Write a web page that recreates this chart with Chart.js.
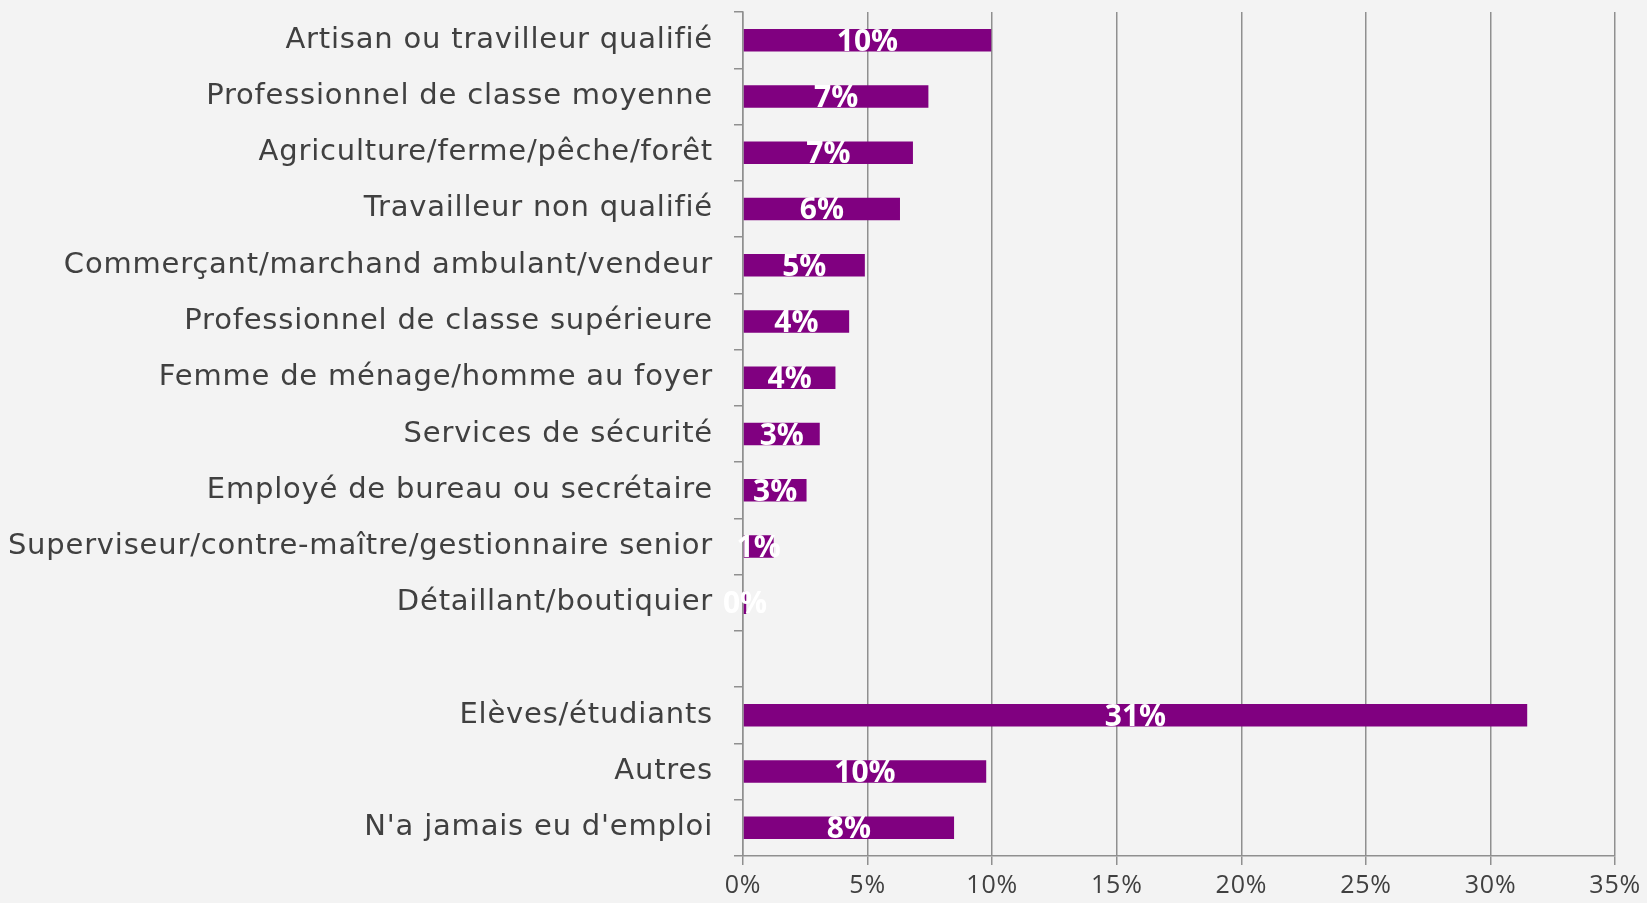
<!DOCTYPE html>
<html lang="fr">
<head>
    <meta charset="UTF-8">
    <meta name="viewport" content="width=device-width, initial-scale=1.0">
    <title>Profession</title>
    <script src="https://cdn.jsdelivr.net/npm/chart.js@4"></script>
    <style>
        html, body { margin: 0; padding: 0; background: #f3f3f3; }
        .chart-container { position: relative; width: 1647px; height: 903px; }
    </style>
</head>
<body>
    <div class="chart-container">
        <canvas id="chartCanvas"></canvas>
    </div>
    <script>
        // categories, top to bottom (the empty one is the gap before the students)
        const categories = [
            'Artisan ou travilleur qualifié',
            'Professionnel de classe moyenne',
            'Agriculture/ferme/pêche/forêt',
            'Travailleur non qualifié',
            'Commerçant/marchand ambulant/vendeur',
            'Professionnel de classe supérieure',
            'Femme de ménage/homme au foyer',
            'Services de sécurité',
            'Employé de bureau ou secrétaire',
            'Superviseur/contre-maître/gestionnaire senior',
            'Détaillant/boutiquier',
            '',
            'Elèves/étudiants',
            'Autres',
            "N'a jamais eu d'emploi"
        ];
        const percentages = [9.96, 7.44, 6.82, 6.3, 4.89, 4.26, 3.71, 3.08, 2.55, 1.23, 0.13, null, 31.47, 9.76, 8.47];
        const xTicks = [0, 5, 10, 15, 20, 25, 30, 35];

        const gridGrey = '#8f8f8f';
        const textGrey = '#404040';
        const labelFont = '"DejaVu Sans", sans-serif';
        const fontFamily = '"Open Sans", "Noto Sans", sans-serif';
        const spacing = '0.8px';

        // the original font is wide, so space the axis text out a little
        // (a canvas resize resets the context, so set it again before layout and draw)
        const wideText = {
            id: 'wideText',
            afterInit(chart) { chart.ctx.letterSpacing = spacing; },
            beforeLayout(chart) { chart.ctx.letterSpacing = spacing; },
            beforeDraw(chart) { chart.ctx.letterSpacing = spacing; }
        };

        // white value labels centred in each bar
        const barLabels = {
            id: 'barLabels',
            afterDatasetsDraw(chart) {
                const ctx = chart.ctx;
                const meta = chart.getDatasetMeta(0);
                ctx.save();
                ctx.letterSpacing = '0px';
                ctx.font = 'bold 30px ' + fontFamily;
                ctx.fillStyle = '#ffffff';
                ctx.textAlign = 'center';
                ctx.textBaseline = 'middle';
                meta.data.forEach((bar, i) => {
                    const v = percentages[i];
                    if (v === null) return;
                    const p = bar.getProps(['x', 'y', 'base'], true);
                    ctx.fillText(Math.round(v) + '%', (p.x + p.base) / 2, p.y + 2);
                });
                ctx.restore();
            }
        };

        const ctx = document.getElementById('chartCanvas').getContext('2d');
        new Chart(ctx, {
            type: 'bar',
            data: {
                labels: categories,
                datasets: [{
                    data: percentages,
                    backgroundColor: '#800080',
                    borderWidth: 0,
                    barPercentage: 0.4,
                    categoryPercentage: 1.0
                }]
            },
            options: {
                indexAxis: 'y',
                responsive: true,
                maintainAspectRatio: false,
                animation: false,
                layout: { padding: { top: 12, right: 27, left: 0, bottom: 0 } },
                plugins: {
                    legend: { display: false },
                    tooltip: { enabled: false }
                },
                scales: {
                    x: {
                        min: xTicks[0],
                        max: xTicks[xTicks.length - 1],
                        afterFit: scale => { scale.height = 47; },
                        ticks: {
                            stepSize: xTicks[1] - xTicks[0],
                            callback: v => v + '%',
                            color: textGrey,
                            font: { family: fontFamily, size: 25 },
                            padding: 6,
                            maxRotation: 0
                        },
                        grid: { color: gridGrey, lineWidth: 1.5, tickLength: 9 },
                        border: { color: gridGrey, width: 1.5 }
                    },
                    y: {
                        afterFit: scale => {
                            scale.width = 743;
                            scale.paddingTop = 0;
                            scale.paddingBottom = 0;
                        },
                        ticks: {
                            color: textGrey,
                            font: { family: labelFont, size: 29 },
                            padding: 21,
                            autoSkip: false
                        },
                        grid: { drawOnChartArea: false, color: gridGrey, lineWidth: 1.5, tickLength: 9, offset: true },
                        border: { color: gridGrey, width: 1.5 }
                    }
                }
            },
            plugins: [wideText, barLabels]
        });
    </script>
</body>
</html>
────────────────────
**Written exercise:**
Leave out the pictures and transcribe everything else exactly.

**Response below:**
Write a web page that recreates this chart with Chart.js.
<!DOCTYPE html>
<html lang="fr">
<head>
    <meta charset="UTF-8">
    <meta name="viewport" content="width=device-width, initial-scale=1.0">
    <title>Profession</title>
    <script src="https://cdn.jsdelivr.net/npm/chart.js@4"></script>
    <style>
        html, body { margin: 0; padding: 0; background: #f3f3f3; }
        .chart-container { position: relative; width: 1647px; height: 903px; }
    </style>
</head>
<body>
    <div class="chart-container">
        <canvas id="chartCanvas"></canvas>
    </div>
    <script>
        // categories, top to bottom (the empty one is the gap before the students)
        const categories = [
            'Artisan ou travilleur qualifié',
            'Professionnel de classe moyenne',
            'Agriculture/ferme/pêche/forêt',
            'Travailleur non qualifié',
            'Commerçant/marchand ambulant/vendeur',
            'Professionnel de classe supérieure',
            'Femme de ménage/homme au foyer',
            'Services de sécurité',
            'Employé de bureau ou secrétaire',
            'Superviseur/contre-maître/gestionnaire senior',
            'Détaillant/boutiquier',
            '',
            'Elèves/étudiants',
            'Autres',
            "N'a jamais eu d'emploi"
        ];
        const percentages = [9.96, 7.44, 6.82, 6.3, 4.89, 4.26, 3.71, 3.08, 2.55, 1.23, 0.13, null, 31.47, 9.76, 8.47];
        const xTicks = [0, 5, 10, 15, 20, 25, 30, 35];

        const gridGrey = '#8f8f8f';
        const textGrey = '#404040';
        const labelFont = '"DejaVu Sans", sans-serif';
        const fontFamily = '"Open Sans", "Noto Sans", sans-serif';
        const spacing = '0.8px';

        // the original font is wide, so space the axis text out a little
        // (a canvas resize resets the context, so set it again before layout and draw)
        const wideText = {
            id: 'wideText',
            afterInit(chart) { chart.ctx.letterSpacing = spacing; },
            beforeLayout(chart) { chart.ctx.letterSpacing = spacing; },
            beforeDraw(chart) { chart.ctx.letterSpacing = spacing; }
        };

        // white value labels centred in each bar
        const barLabels = {
            id: 'barLabels',
            afterDatasetsDraw(chart) {
                const ctx = chart.ctx;
                const meta = chart.getDatasetMeta(0);
                ctx.save();
                ctx.letterSpacing = '0px';
                ctx.font = 'bold 30px ' + fontFamily;
                ctx.fillStyle = '#ffffff';
                ctx.textAlign = 'center';
                ctx.textBaseline = 'middle';
                meta.data.forEach((bar, i) => {
                    const v = percentages[i];
                    if (v === null) return;
                    const p = bar.getProps(['x', 'y', 'base'], true);
                    ctx.fillText(Math.round(v) + '%', (p.x + p.base) / 2, p.y + 2);
                });
                ctx.restore();
            }
        };

        const ctx = document.getElementById('chartCanvas').getContext('2d');
        new Chart(ctx, {
            type: 'bar',
            data: {
                labels: categories,
                datasets: [{
                    data: percentages,
                    backgroundColor: '#800080',
                    borderWidth: 0,
                    barPercentage: 0.4,
                    categoryPercentage: 1.0
                }]
            },
            options: {
                indexAxis: 'y',
                responsive: true,
                maintainAspectRatio: false,
                animation: false,
                layout: { padding: { top: 12, right: 27, left: 0, bottom: 0 } },
                plugins: {
                    legend: { display: false },
                    tooltip: { enabled: false }
                },
                scales: {
                    x: {
                        min: xTicks[0],
                        max: xTicks[xTicks.length - 1],
                        afterFit: scale => { scale.height = 47; },
                        ticks: {
                            stepSize: xTicks[1] - xTicks[0],
                            callback: v => v + '%',
                            color: textGrey,
                            font: { family: fontFamily, size: 25 },
                            padding: 6,
                            maxRotation: 0
                        },
                        grid: { color: gridGrey, lineWidth: 1.5, tickLength: 9 },
                        border: { color: gridGrey, width: 1.5 }
                    },
                    y: {
                        afterFit: scale => {
                            scale.width = 743;
                            scale.paddingTop = 0;
                            scale.paddingBottom = 0;
                        },
                        ticks: {
                            color: textGrey,
                            font: { family: labelFont, size: 29 },
                            padding: 21,
                            autoSkip: false
                        },
                        grid: { drawOnChartArea: false, color: gridGrey, lineWidth: 1.5, tickLength: 9, offset: true },
                        border: { color: gridGrey, width: 1.5 }
                    }
                }
            },
            plugins: [wideText, barLabels]
        });
    </script>
</body>
</html>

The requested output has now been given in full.